| Problem description |
It is required that the lines from the top of the listing through the line with "const rowBLog = [3.9, 3.9];" be reproduced exactly, excluding pictures.

Plotting code records:
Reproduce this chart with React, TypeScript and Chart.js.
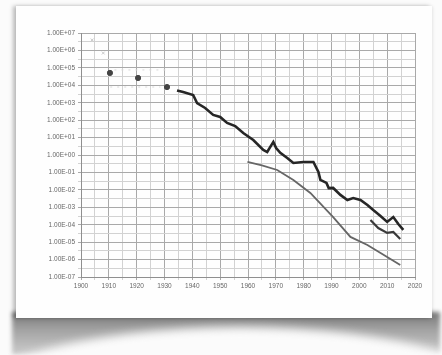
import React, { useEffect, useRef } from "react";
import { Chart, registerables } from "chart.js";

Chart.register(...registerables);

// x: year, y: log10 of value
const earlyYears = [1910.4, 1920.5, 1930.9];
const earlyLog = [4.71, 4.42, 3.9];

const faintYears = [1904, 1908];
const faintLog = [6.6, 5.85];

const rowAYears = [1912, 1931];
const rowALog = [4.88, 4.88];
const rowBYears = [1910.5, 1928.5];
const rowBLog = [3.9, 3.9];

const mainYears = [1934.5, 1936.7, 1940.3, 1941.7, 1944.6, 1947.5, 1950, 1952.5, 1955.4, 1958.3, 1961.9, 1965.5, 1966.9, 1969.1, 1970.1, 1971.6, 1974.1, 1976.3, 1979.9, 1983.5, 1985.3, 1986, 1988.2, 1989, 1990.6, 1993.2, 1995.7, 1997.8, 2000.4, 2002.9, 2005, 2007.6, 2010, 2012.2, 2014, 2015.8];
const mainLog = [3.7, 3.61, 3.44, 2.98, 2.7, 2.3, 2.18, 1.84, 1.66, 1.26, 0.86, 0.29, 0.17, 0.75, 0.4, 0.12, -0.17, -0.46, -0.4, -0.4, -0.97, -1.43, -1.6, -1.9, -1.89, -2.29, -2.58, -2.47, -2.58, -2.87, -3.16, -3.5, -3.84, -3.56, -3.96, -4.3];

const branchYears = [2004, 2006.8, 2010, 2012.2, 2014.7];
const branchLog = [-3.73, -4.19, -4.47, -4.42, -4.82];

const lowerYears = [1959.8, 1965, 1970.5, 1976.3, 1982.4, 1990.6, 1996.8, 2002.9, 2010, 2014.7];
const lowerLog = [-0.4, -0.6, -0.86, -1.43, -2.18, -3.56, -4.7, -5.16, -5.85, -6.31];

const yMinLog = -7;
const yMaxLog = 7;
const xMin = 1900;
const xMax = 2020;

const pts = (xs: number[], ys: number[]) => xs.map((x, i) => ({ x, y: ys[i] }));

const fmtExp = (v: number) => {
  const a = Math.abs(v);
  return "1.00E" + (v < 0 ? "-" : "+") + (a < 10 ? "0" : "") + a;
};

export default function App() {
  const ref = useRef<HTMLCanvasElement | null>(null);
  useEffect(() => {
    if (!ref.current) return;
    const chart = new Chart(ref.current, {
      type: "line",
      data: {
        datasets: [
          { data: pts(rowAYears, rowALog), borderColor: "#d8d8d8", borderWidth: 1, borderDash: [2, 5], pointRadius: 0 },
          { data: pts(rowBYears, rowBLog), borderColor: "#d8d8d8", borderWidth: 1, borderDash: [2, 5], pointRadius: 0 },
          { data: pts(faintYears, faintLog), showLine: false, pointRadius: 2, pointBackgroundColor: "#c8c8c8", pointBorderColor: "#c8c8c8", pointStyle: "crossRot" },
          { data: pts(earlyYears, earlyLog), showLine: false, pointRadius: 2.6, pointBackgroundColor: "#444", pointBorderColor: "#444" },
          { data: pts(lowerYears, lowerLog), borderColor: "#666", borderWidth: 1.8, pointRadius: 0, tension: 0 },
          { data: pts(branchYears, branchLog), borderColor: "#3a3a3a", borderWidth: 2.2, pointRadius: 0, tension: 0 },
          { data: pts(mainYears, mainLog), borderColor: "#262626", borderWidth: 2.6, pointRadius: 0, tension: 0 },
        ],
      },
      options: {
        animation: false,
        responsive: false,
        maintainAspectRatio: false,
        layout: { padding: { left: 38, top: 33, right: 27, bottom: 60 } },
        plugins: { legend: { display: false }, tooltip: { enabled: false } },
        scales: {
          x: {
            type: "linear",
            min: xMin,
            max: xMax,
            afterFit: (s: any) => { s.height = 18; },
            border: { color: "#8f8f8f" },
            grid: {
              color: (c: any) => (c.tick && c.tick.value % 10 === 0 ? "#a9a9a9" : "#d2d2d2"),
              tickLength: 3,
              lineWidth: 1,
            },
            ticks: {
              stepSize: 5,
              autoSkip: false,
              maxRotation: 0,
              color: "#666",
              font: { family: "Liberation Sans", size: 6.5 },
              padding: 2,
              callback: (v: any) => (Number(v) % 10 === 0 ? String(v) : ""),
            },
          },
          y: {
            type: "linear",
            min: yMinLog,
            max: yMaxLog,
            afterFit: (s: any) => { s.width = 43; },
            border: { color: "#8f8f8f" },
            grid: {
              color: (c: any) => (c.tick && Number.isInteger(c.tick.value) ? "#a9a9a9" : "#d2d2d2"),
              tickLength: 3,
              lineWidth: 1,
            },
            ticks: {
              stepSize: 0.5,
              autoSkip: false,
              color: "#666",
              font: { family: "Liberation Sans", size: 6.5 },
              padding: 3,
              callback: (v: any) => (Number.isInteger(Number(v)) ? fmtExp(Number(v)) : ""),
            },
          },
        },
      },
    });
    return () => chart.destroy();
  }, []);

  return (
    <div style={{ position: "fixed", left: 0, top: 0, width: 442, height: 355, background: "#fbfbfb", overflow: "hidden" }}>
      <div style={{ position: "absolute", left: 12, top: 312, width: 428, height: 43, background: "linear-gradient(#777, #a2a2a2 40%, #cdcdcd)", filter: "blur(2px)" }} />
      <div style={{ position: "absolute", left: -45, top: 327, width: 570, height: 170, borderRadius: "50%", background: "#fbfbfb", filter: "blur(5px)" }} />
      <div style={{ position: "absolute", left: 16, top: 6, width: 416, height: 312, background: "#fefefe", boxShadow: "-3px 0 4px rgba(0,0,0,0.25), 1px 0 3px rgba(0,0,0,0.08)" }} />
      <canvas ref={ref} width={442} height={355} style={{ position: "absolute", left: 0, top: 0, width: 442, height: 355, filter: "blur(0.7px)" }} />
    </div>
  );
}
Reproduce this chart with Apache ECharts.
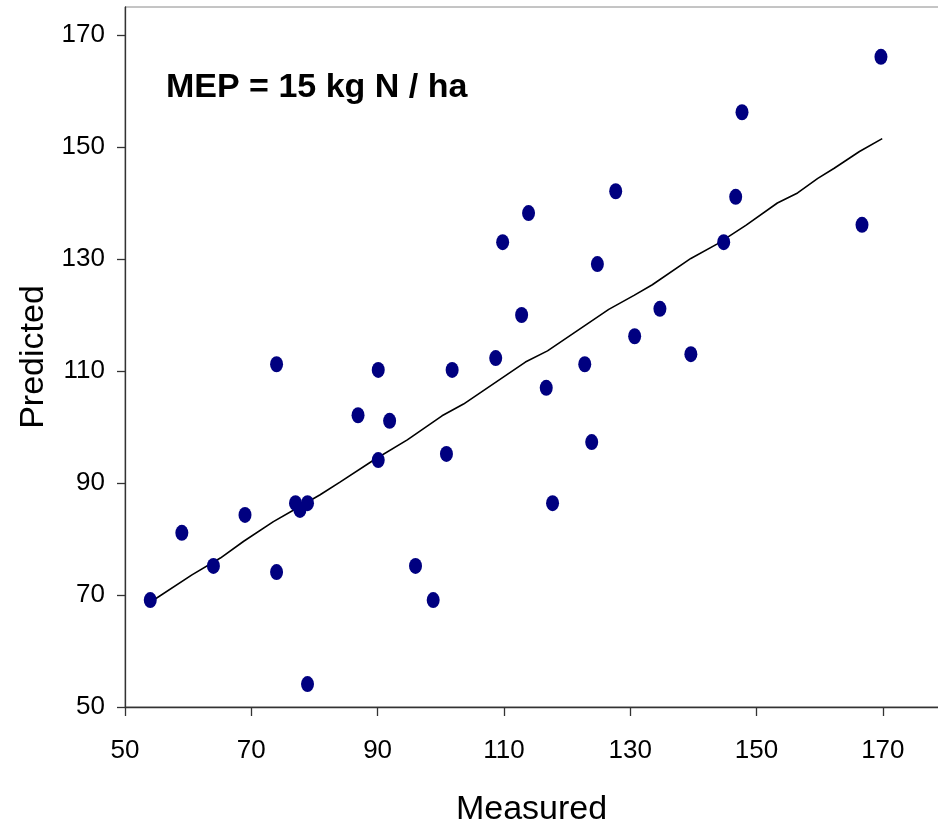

| Response to this task |
Reproduce this chart with React, TypeScript and Chart.js.
import React, { useEffect, useRef } from "react";
import { Chart, registerables } from "chart.js";

Chart.register(...registerables);

// x: year, y: log10 of value
const earlyYears = [1910.4, 1920.5, 1930.9];
const earlyLog = [4.71, 4.42, 3.9];

const faintYears = [1904, 1908];
const faintLog = [6.6, 5.85];

const rowAYears = [1912, 1931];
const rowALog = [4.88, 4.88];
const rowBYears = [1910.5, 1928.5];
const rowBLog = [3.9, 3.9];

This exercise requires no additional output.